By Kristy Fike
We all hit our low point when it comes to training our retrievers. Maybe your retriever’s training has just seemed to hit a plateau.
Waterfowl hunting spots are scarce. Therefore, you are starting to question just how much work your dog will actually get this season.
Meanwhile, texts and social media are flashing with boasts on how successful your friends’ dogs are.
You might be asking yourself, is this really worth it? What if I just sent my dog to a trainer?
It is normal to get discouraged when training and even hunting our retrievers, but it is how you respond to these times that will determine you and your dog’s success.
Pour Gas on the Fire
Although, there may be some disheartening moments that occur when training and hunting your retriever, but that doesn’t mean you should give it up.
Go back to the roots of where you started with your duck dog. Revisit what ignited that burning fire inside you to get out and train or hunt with your dog.
Your friend or spouse may have shaken their head when you were trying to buy a neoprene hunting vest for an eight-week-old retriever, but that is okay.
You had a dream or vision for a family companion, best friend, and retriever that would surpass all in the field.
Maybe it is the time you are able to spend afield with your dog. For some, it may be the memories that they are able to make and share.
Others may glow with pride when they see their retriever’s best performance is in the field.
Whatever got you started and has kept you going don’t forget it. Use that as fuel to keep you driven and focused.
Real vs.
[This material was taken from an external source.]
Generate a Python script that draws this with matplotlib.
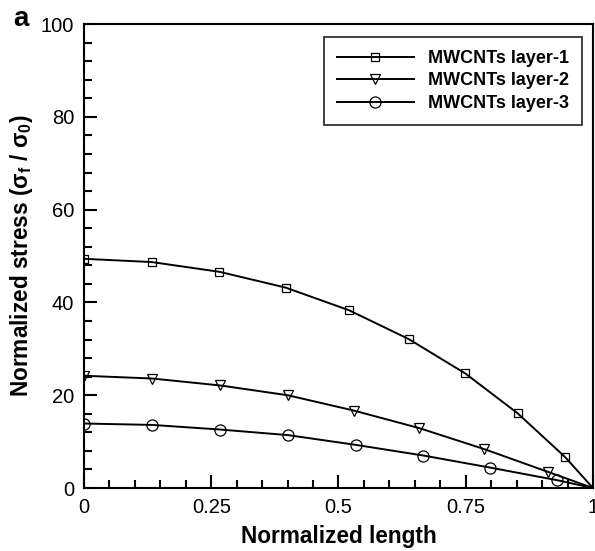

Highlight Reel
People are aware of their life’s reality versus the highlight reel of other people’s lives that they see on social media, but many still compare the two.
You know this and may even preach this to your children that are looking at their favorite celebrity’s social media pages.
More than likely you too have compared your duck dog’s success to other’s success.
This can be very hard to avoid doing sometimes. I find myself regularly scrolling through professional trainer’s, well-known kennels, and many other people’s social media.
As well talented and successful as many other trainers, kennels, and even your close hunting buddies are, just remember you are seeing the glorified moments of their lives.
Social media is a good place to find new ideas and inspiration, but be careful how you use it.
Having someone to help and mentor you through retriever training is a valuable resource.
One place to network with other trainers and owners is retriever clubs. There you can meet new people, work your dog, and see other’s training perspectives.
Most clubs welcome new members and are more than willing to help you out.
Some clubs hold training days that have mock hunt tests scenarios set up.
These mock tests are set up at the varying training levels that you would see during real tests.
Even if you are not interested in running hunt tests, there are still skills/manners that you will use in the field hunting that can be polished in the group atmosphere of a club.
Some of these skills/manners might include honoring other dogs, steadiness, blind manners, marking off of a gun, and much more. A club might just be something to look into.
Anyone that has trained a duck dog has gone through discouraging times.
Even those who own world-class kennels have been where you are. It’s important for you as the handler and owner to stay in the game.
Remember that your retriever has the natural abilities to do what you are training him to do, and they probably want to do just as bad as you want to see them do it.
Sometimes you may have to just give your retriever a few days off from training. That alone can hit a reset button for the both of you, and give you the fresh start you need to move forward.
Remember why you got into this and don’t give up!